Chris -   So first of all, what sorts of improvements could we make then by changing the way that we format where the windmills are in these aggregations of wind farm?

Cristina -   Well, my research found some staggering results actually if I can make this joke.  You can actually improve the performance of a wind farm by 13 to 33% if you place your turbines in a staggered arrangement.  What I mean by that is, it's easier to describe if you think about yourself at a movie theatre and you want to have a good vision of the screen.  And of course, you don't want to have a person sitting right in front of you.  And so, the way turbines are often arranged are kind of like the seats in a theatre.  They're like aligned with one another which is not very smart because if you want to look at the screen, you will like the person in front of you to not be just exactly in front of you, but slightly staggered.

Chris -   Why do you think that people chose to put them in the theatre arrangement when they didn't really have to do that?  Was that just our obsession with order?

Cristina -   I know.  Maybe it is.  If you have an event in your yard, say, a wedding or something, you will see that the natural instinct of us humans is to make things lined up.  It's just easier you know, so it's very understandable.

Chris -   The numbers you're suggesting of between 13 and 30% improvement in the productivity of a wind farm.  Those are enormous numbers!  How did you do this and why did you begin looking at this?

Cristina -   First of all, the ultimate goal is to try to reduce the cost of wind energy.  Wind energy is really relatively cheap compared to all the other renewable energy sources.  It's possibly the cheapest.  But the designs of turbines are already very good - the blades are optimised, the airfoils are great, they're even beautiful at this point.  So, there's not really that much you can do with the design of turbines to make them even more productive.  They're already pretty much as efficient as it gets.  And so, if you want to reduce the cost of wind energy, you have to act on something else.  What I was interested in is, can we place them in such a way that the wakes that the turbines generate - you can think of a wake as turbulent eddies - once that wake hits the next turbine, obviously, it impacts its productivity.  So, you don't want these wakes to interfere too much with the turbines that are downstream.

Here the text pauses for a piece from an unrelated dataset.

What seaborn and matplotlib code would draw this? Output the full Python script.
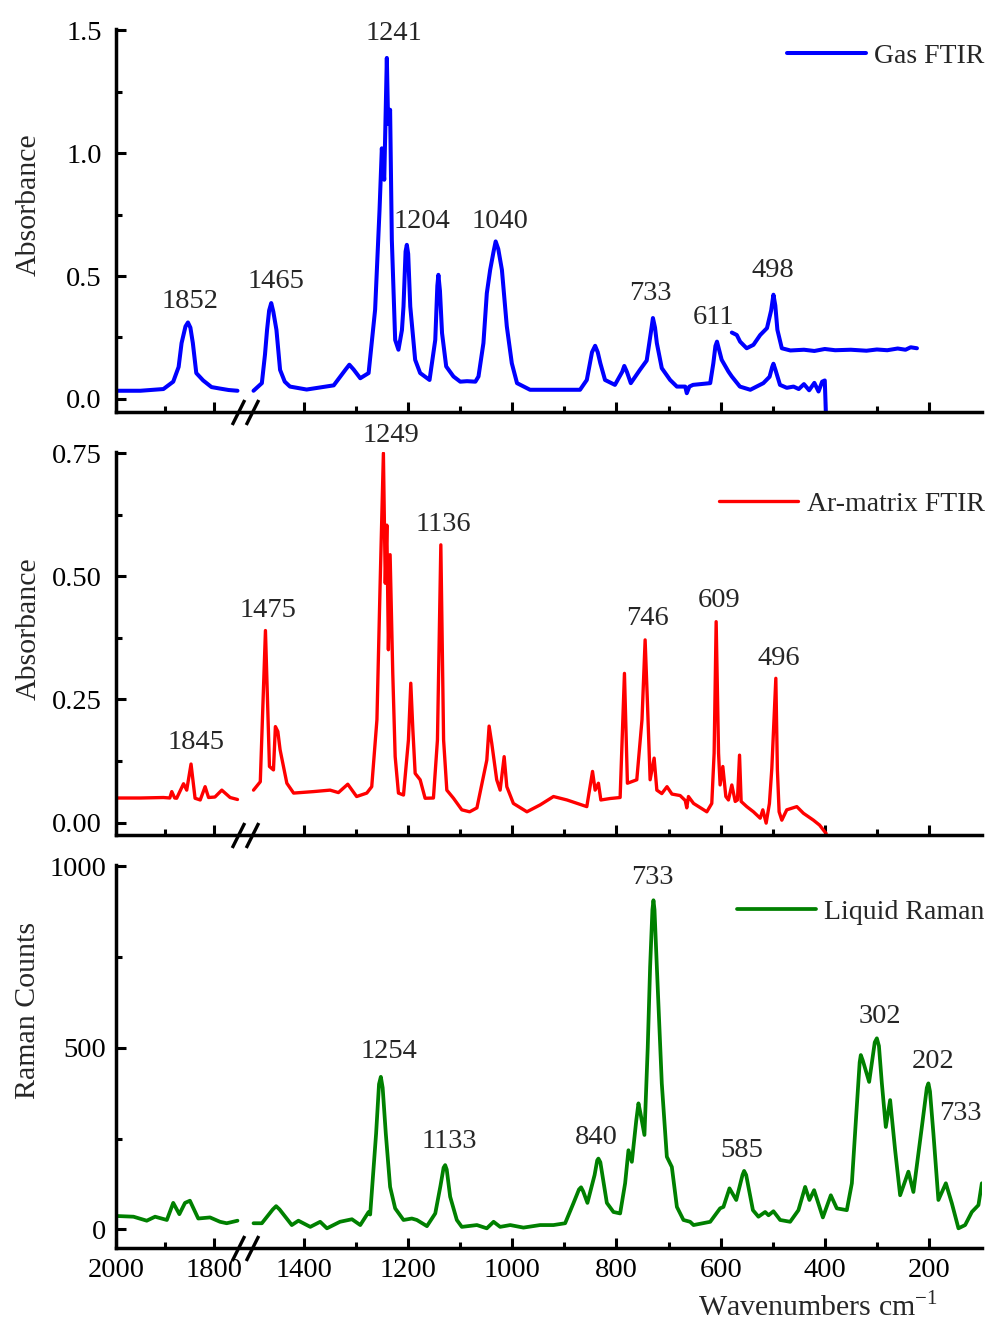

Chris -   So, you're saying, instead of the view in the cinema being occluded by the head of the person in front, you don't want dirty air which is all messed up and full of turbulence, hitting the turbine behind.  You want to minimise that effect.  So, how did you actually do that?  How did you try and work out what the effect was and how best to place them?

Cristina -   I used a very sophisticated simulator.  This is a computer code that tries to resolve the equations of motion of the atmosphere.  Very fancy terms to say that I'm trying to basically predict what the wind will be in all the points, millions of them, in a wind farm.  So, you have to imagine like a cube that includes the entire farm, and I'm trying to predict exactly what the wind speed, what the temperature, what the pressure will be at all these million points.  I have include obviously the presence of the turbines in this volume, the fact that they rotate and the fact that the turbulence generated by a turbine can impact the following one.

Chris -   You must have had a very powerful computer to do that.

Cristina -   Yes, absolutely.  Actually, it's not even powerful enough.  I would like more power.  If any of the listeners have some kind of a super duper, even more powerful system, please let me know.  Right now, I'm using a high performance computer cluster with over 200 parallel processors and it's still going to take me about 2 months per simulation.

Chris -   Going to have to open a few wind farms to power that, aren't you?  So before we finish, could you just tell us then, have you actually tested this and validated it?  Do we know that this isn't just the product of some computer time that it really applies to the real world?

Cristina -   Yes.  We have data from existing wind farms.  So, I can definitely access those and that's in my list of things to do.  The tools I'm using right now, the simulators are more useful when you're planning for a future farm.  You don't have data because it's a prediction.  And so, I'm trying to tune my model so that it works very well with existing farms, and so that I can use it now and simulate conditions in other locations for future times and so on.